Getting started & alternatives
What & Why
This is it. This is where you'll get careful step by step instructions for making a stereograph.
I'm going to teach you my way. There are other ways. Techniques differ but you should understand that all techniques are based on a few immutable principles. The stereo window is the stereo window no matter what cutting tool you use to make it. And swapping left and right images will always give you a jarring pseudoscopic image, regardless of what glue you use.
So most sections here have a What part and a Why part. What gives you useful hands on techniques you can copy blindly to make your own stereographs. Why helps you understand the principles behind the technique. You can and should experiment with improving the Whats -- after you understand the Whys.
Where to buy
Some folks trim their prints with scissors or an exacto knife. Beats me how, but they get good clean cuts.
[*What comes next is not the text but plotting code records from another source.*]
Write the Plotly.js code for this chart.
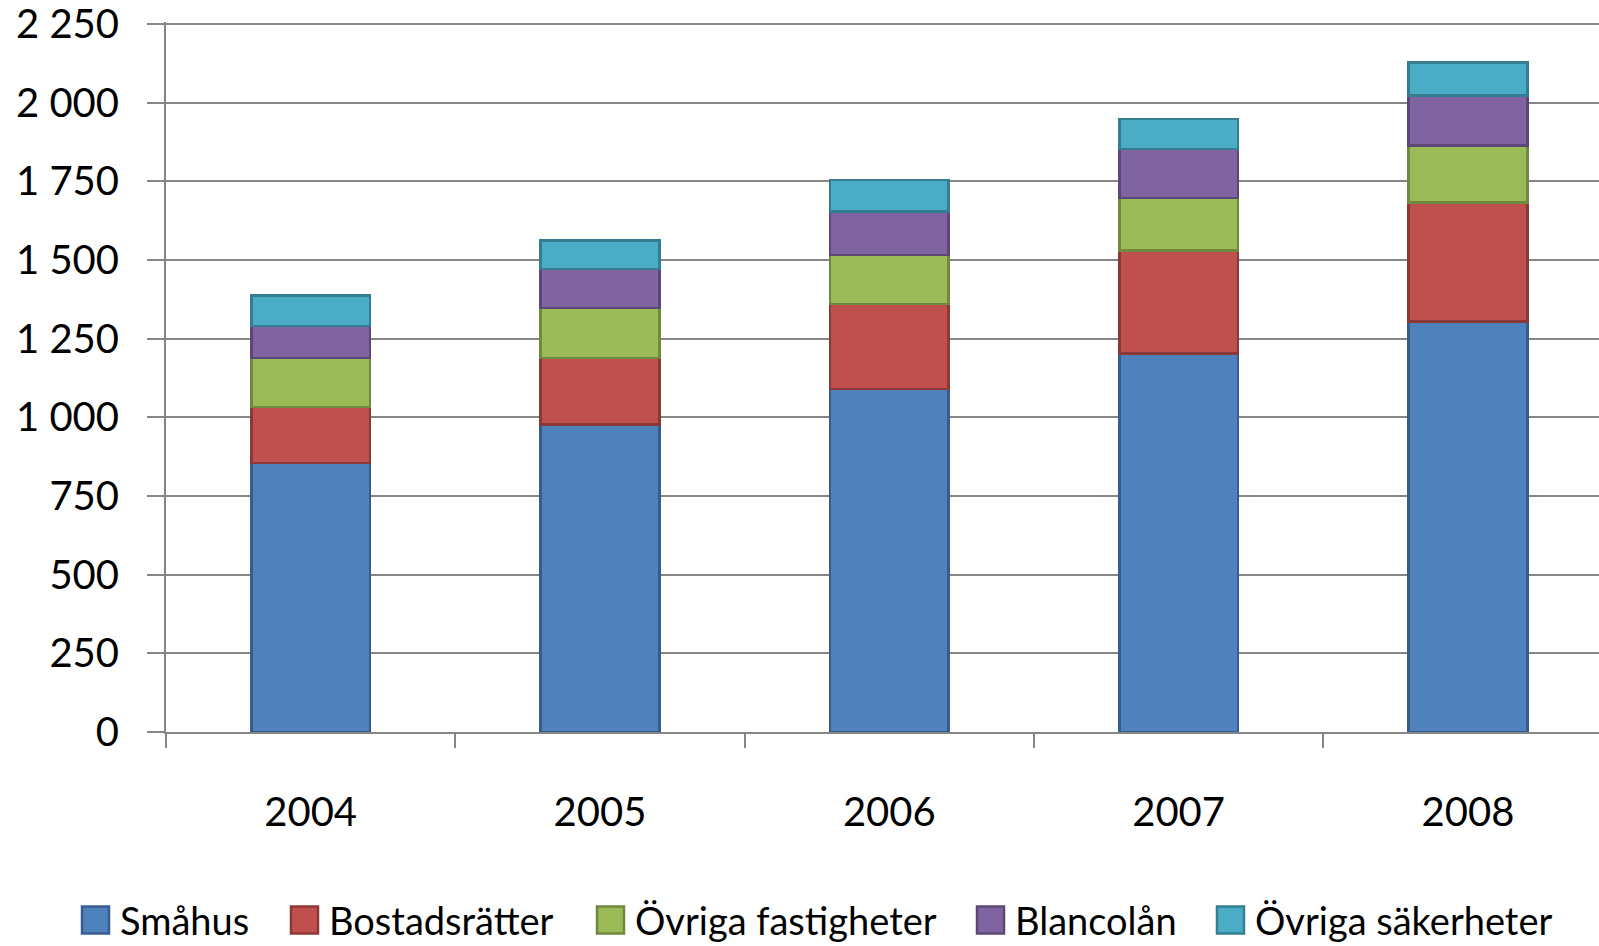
<!DOCTYPE html>
<html>
<head>
<meta charset="utf-8">
<script src="https://cdn.plot.ly/plotly-3.0.1.min.js"></script>
<style>
	html, body { margin: 0; padding: 0; background: #fff; overflow: hidden; }
</style>
</head>
<body>
<div id="chart"></div>
<script>
// år
const years = ["2004", "2005", "2006", "2007", "2008"]

// serier (mdr kr)
const smahus = [855, 977, 1090, 1203, 1305]
const bostadsratter = [178, 212, 270, 327, 379]
const ovrigaFastigheter = [156, 159, 157, 167, 181]
const blancolan = [102, 124, 138, 157, 158]
const ovrigaSakerheter = [96, 90, 100, 94, 105]

const seriesNames = ["Småhus", "Bostadsrätter", "Övriga fastigheter", "Blancolån", "Övriga säkerheter"]
const seriesValues = [smahus, bostadsratter, ovrigaFastigheter, blancolan, ovrigaSakerheter]
const fillColors = ["#4F81BD", "#C0504D", "#9BBB59", "#8064A2", "#4BACC6"]
const edgeColors = ["#385D8A", "#8C3836", "#71893F", "#5C4776", "#357D91"]

const gray = "#868686"
const FONT = "Lato, 'Open Sans', sans-serif"

// plot-area i pixlar
const W = 1599, H = 946
const M = { l: 166, r: 0, t: 22, b: 214 }
const plotW = W - M.l - M.r
const plotH = H - M.t - M.b
const px2x = px => (px - M.l) / plotW
const py2y = py => (H - M.b - py) / plotH

// legend (ritad för hand, som Excel: stora rutor, luft mellan posterna)
const legendLeft = [82, 291, 597, 977, 1217] // rutornas vänsterkant, px
const legendY = 920
const box = 27

const data = seriesNames.map((name, i) => ({
	type: 'bar',
	name: name,
	x: years,
	y: seriesValues[i],
	marker: {
		color: fillColors[i],
		line: { color: edgeColors[i], width: 2.5 }
	},
	hoverinfo: 'none'
}))

const shapes = []
const annotations = []
seriesNames.forEach((name, i) => {
	shapes.push({
		type: 'rect',
		xref: 'paper', yref: 'paper',
		x0: px2x(legendLeft[i]), x1: px2x(legendLeft[i] + box),
		y0: py2y(legendY - box / 2), y1: py2y(legendY + box / 2),
		fillcolor: fillColors[i],
		line: { color: edgeColors[i], width: 2.5 }
	})
	annotations.push({
		xref: 'paper', yref: 'paper',
		x: px2x(legendLeft[i] + box + 9),
		y: py2y(legendY),
		xanchor: 'left', yanchor: 'middle',
		text: name,
		showarrow: false,
		font: { family: FONT, size: 38, color: '#000' }
	})
})

const layout = {
	width: W,
	height: H,
	margin: { l: M.l, r: M.r, t: M.t, b: M.b, pad: 0, autoexpand: false },
	barmode: 'stack',
	bargap: 0.59,
	separators: ", ",
	paper_bgcolor: '#fff',
	plot_bgcolor: '#fff',
	font: { family: FONT, size: 40, color: '#000' },
	showlegend: false,
	shapes: shapes,
	annotations: annotations,
	xaxis: {
		type: 'category',
		range: [-0.5, 4.453],
		showgrid: false,
		showline: true,
		linecolor: gray,
		linewidth: 2,
		ticks: 'outside',
		tickson: 'boundaries',
		ticklen: 14,
		tickwidth: 2,
		tickcolor: gray,
		ticklabelstandoff: 44,
		tickfont: { family: FONT, size: 40, color: '#000' },
		fixedrange: true
	},
	yaxis: {
		range: [0, 2257],
		dtick: 250,
		tick0: 0,
		separatethousands: true,
		showgrid: true,
		gridcolor: gray,
		gridwidth: 2,
		zeroline: false,
		showline: true,
		linecolor: gray,
		linewidth: 2,
		ticks: 'outside',
		ticklen: 17,
		tickwidth: 2,
		tickcolor: gray,
		ticklabelstandoff: 20,
		ticklabeloverflow: 'allow',
		tickfont: { family: FONT, size: 40, color: '#000' },
		fixedrange: true
	}
}

Plotly.newPlot('chart', data, layout, { displayModeBar: false, staticPlot: true })
</script>
</body>
</html>
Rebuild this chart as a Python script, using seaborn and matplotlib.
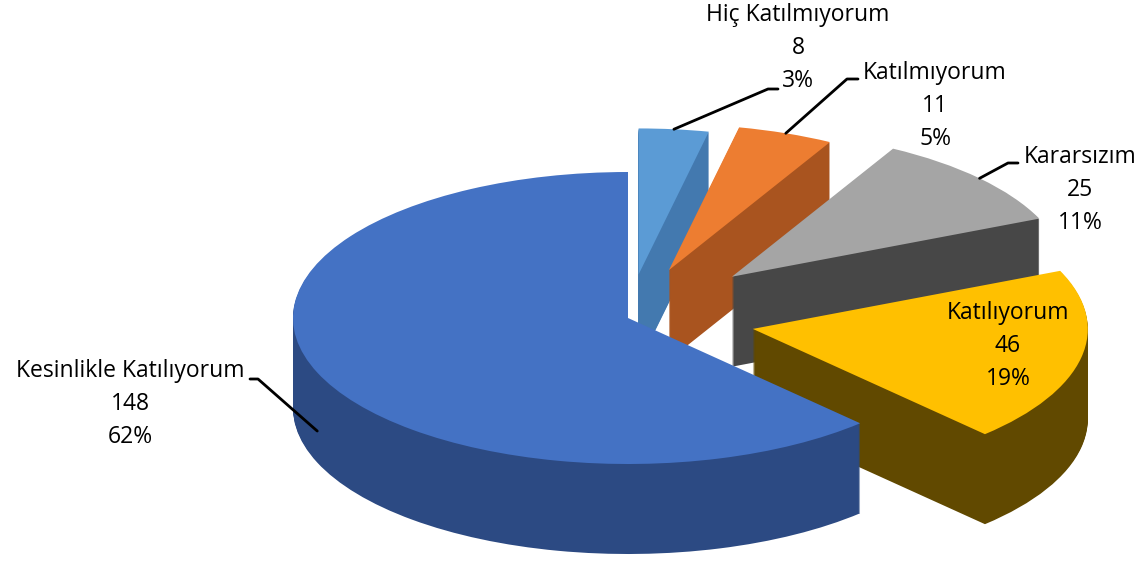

APEC's own RJ Thorpe has a nice web site explaining another popular method: how to combine an exacto knife with an acrylic template.
You can also trim your prints with a guillotine paper cutter. Cost about $20. I find it difficult to get straight cuts with one of these, but with care and time you can come pretty close.
APECs Carole Honingsfled swears by her dry mount press. Unfortunately a dry mount press sells for $400 or more.
APEC members share their own techniques
After lining them up on the board, I secure the photos with artist tape. This is a removable tape that doesn't stay semi permanently attached like most tapes do. When I get a pile of views done I take them down into the basement where I can get messy with a spray can, and gas everyone in the house too. I flip the photos onto their backs and spray them with adhesive, then I just flip them back onto the card. Remove the tape and Voila! Images already aligned and no L/R mix-ups. (unless you forgot to check R/L when you taped them down.)